TASK STATEMENT - Take the material below and retype it in full; pictures are left out.

....................

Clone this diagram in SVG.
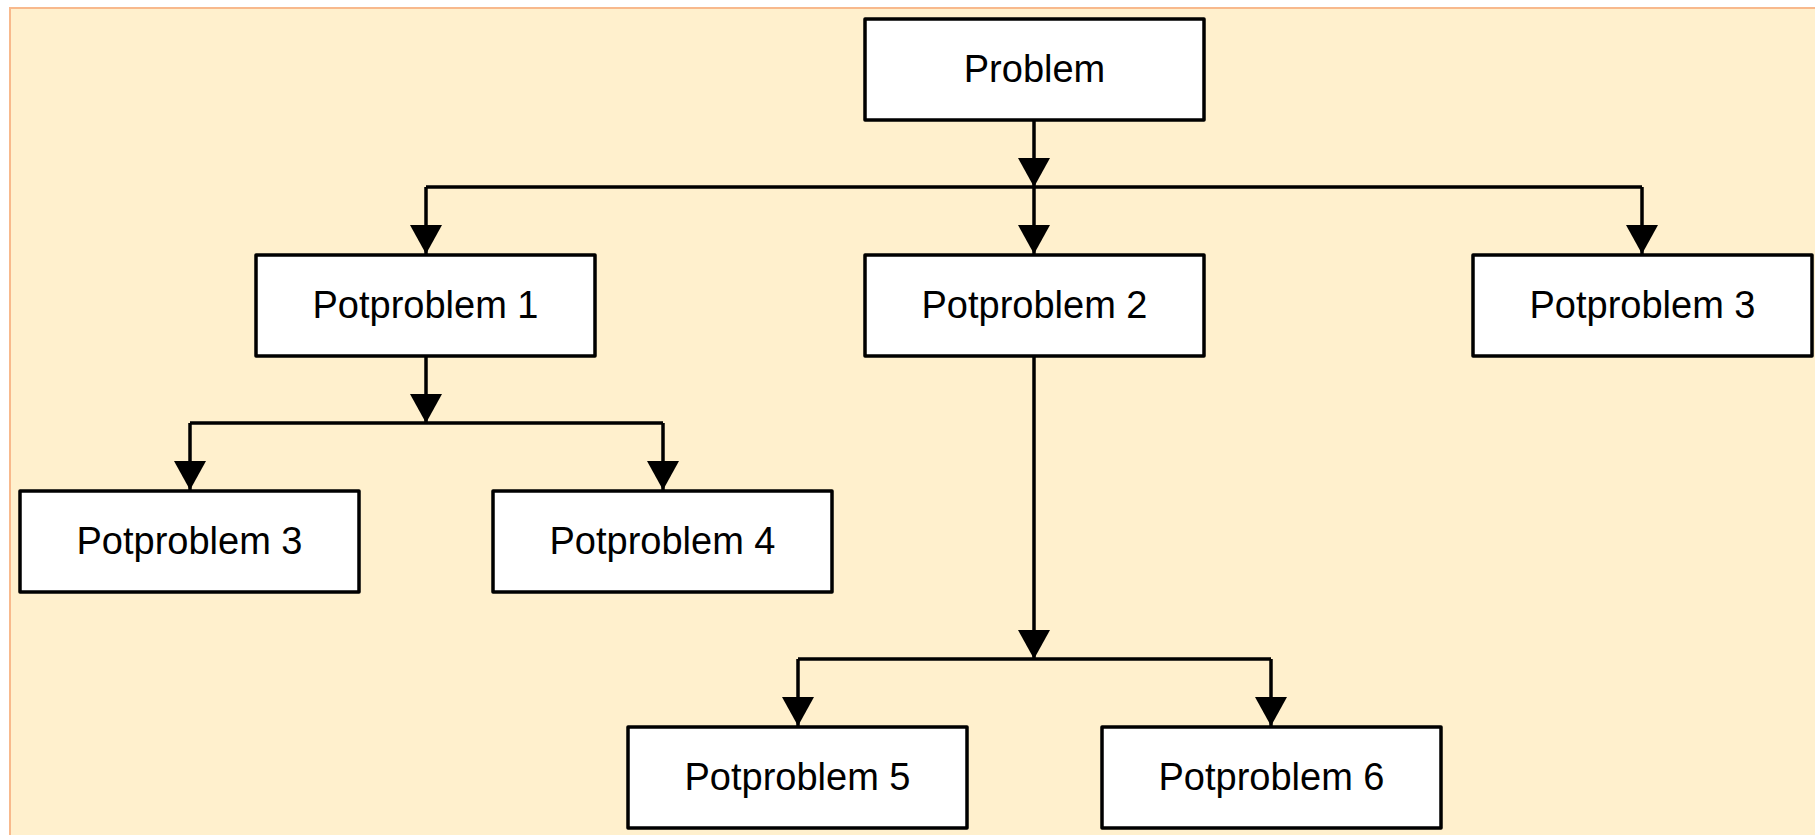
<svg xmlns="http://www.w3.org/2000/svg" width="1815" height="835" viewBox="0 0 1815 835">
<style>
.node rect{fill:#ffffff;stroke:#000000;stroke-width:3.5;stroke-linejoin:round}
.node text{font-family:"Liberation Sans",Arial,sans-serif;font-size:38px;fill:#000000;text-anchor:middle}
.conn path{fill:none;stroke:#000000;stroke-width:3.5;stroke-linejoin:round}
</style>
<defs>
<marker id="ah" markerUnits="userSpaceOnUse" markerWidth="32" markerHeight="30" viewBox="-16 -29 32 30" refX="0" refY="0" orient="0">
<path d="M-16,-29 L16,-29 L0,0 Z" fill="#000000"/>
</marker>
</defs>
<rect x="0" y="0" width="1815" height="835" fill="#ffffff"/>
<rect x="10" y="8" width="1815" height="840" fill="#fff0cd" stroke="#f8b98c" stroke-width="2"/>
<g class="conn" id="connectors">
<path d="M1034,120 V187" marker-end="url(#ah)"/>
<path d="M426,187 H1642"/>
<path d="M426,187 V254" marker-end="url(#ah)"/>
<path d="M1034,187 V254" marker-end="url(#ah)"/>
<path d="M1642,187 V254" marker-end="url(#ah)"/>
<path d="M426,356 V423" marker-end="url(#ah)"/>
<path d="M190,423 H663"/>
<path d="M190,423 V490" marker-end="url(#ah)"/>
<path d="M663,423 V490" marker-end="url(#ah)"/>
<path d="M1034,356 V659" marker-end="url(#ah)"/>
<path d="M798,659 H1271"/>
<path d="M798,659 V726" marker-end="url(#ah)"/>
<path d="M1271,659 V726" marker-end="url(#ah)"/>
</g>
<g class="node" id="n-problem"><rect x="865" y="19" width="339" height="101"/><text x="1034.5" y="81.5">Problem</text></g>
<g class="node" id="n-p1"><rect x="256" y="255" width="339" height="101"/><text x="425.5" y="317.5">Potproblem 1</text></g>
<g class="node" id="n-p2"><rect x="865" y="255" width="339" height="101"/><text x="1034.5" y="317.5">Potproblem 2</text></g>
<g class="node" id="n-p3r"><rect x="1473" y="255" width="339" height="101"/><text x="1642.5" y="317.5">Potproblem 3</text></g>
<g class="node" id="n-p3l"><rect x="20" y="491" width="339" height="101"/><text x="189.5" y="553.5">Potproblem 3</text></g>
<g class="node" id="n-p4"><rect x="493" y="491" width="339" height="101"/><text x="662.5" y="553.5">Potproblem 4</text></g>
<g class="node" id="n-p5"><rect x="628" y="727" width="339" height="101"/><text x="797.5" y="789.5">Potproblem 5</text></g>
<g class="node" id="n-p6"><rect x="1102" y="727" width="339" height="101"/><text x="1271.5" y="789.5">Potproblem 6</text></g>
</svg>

....................

RESULT -
Clone this diagram in SVG.
<svg xmlns="http://www.w3.org/2000/svg" width="1815" height="835" viewBox="0 0 1815 835">
<style>
.node rect{fill:#ffffff;stroke:#000000;stroke-width:3.5;stroke-linejoin:round}
.node text{font-family:"Liberation Sans",Arial,sans-serif;font-size:38px;fill:#000000;text-anchor:middle}
.conn path{fill:none;stroke:#000000;stroke-width:3.5;stroke-linejoin:round}
</style>
<defs>
<marker id="ah" markerUnits="userSpaceOnUse" markerWidth="32" markerHeight="30" viewBox="-16 -29 32 30" refX="0" refY="0" orient="0">
<path d="M-16,-29 L16,-29 L0,0 Z" fill="#000000"/>
</marker>
</defs>
<rect x="0" y="0" width="1815" height="835" fill="#ffffff"/>
<rect x="10" y="8" width="1815" height="840" fill="#fff0cd" stroke="#f8b98c" stroke-width="2"/>
<g class="conn" id="connectors">
<path d="M1034,120 V187" marker-end="url(#ah)"/>
<path d="M426,187 H1642"/>
<path d="M426,187 V254" marker-end="url(#ah)"/>
<path d="M1034,187 V254" marker-end="url(#ah)"/>
<path d="M1642,187 V254" marker-end="url(#ah)"/>
<path d="M426,356 V423" marker-end="url(#ah)"/>
<path d="M190,423 H663"/>
<path d="M190,423 V490" marker-end="url(#ah)"/>
<path d="M663,423 V490" marker-end="url(#ah)"/>
<path d="M1034,356 V659" marker-end="url(#ah)"/>
<path d="M798,659 H1271"/>
<path d="M798,659 V726" marker-end="url(#ah)"/>
<path d="M1271,659 V726" marker-end="url(#ah)"/>
</g>
<g class="node" id="n-problem"><rect x="865" y="19" width="339" height="101"/><text x="1034.5" y="81.5">Problem</text></g>
<g class="node" id="n-p1"><rect x="256" y="255" width="339" height="101"/><text x="425.5" y="317.5">Potproblem 1</text></g>
<g class="node" id="n-p2"><rect x="865" y="255" width="339" height="101"/><text x="1034.5" y="317.5">Potproblem 2</text></g>
<g class="node" id="n-p3r"><rect x="1473" y="255" width="339" height="101"/><text x="1642.5" y="317.5">Potproblem 3</text></g>
<g class="node" id="n-p3l"><rect x="20" y="491" width="339" height="101"/><text x="189.5" y="553.5">Potproblem 3</text></g>
<g class="node" id="n-p4"><rect x="493" y="491" width="339" height="101"/><text x="662.5" y="553.5">Potproblem 4</text></g>
<g class="node" id="n-p5"><rect x="628" y="727" width="339" height="101"/><text x="797.5" y="789.5">Potproblem 5</text></g>
<g class="node" id="n-p6"><rect x="1102" y="727" width="339" height="101"/><text x="1271.5" y="789.5">Potproblem 6</text></g>
</svg>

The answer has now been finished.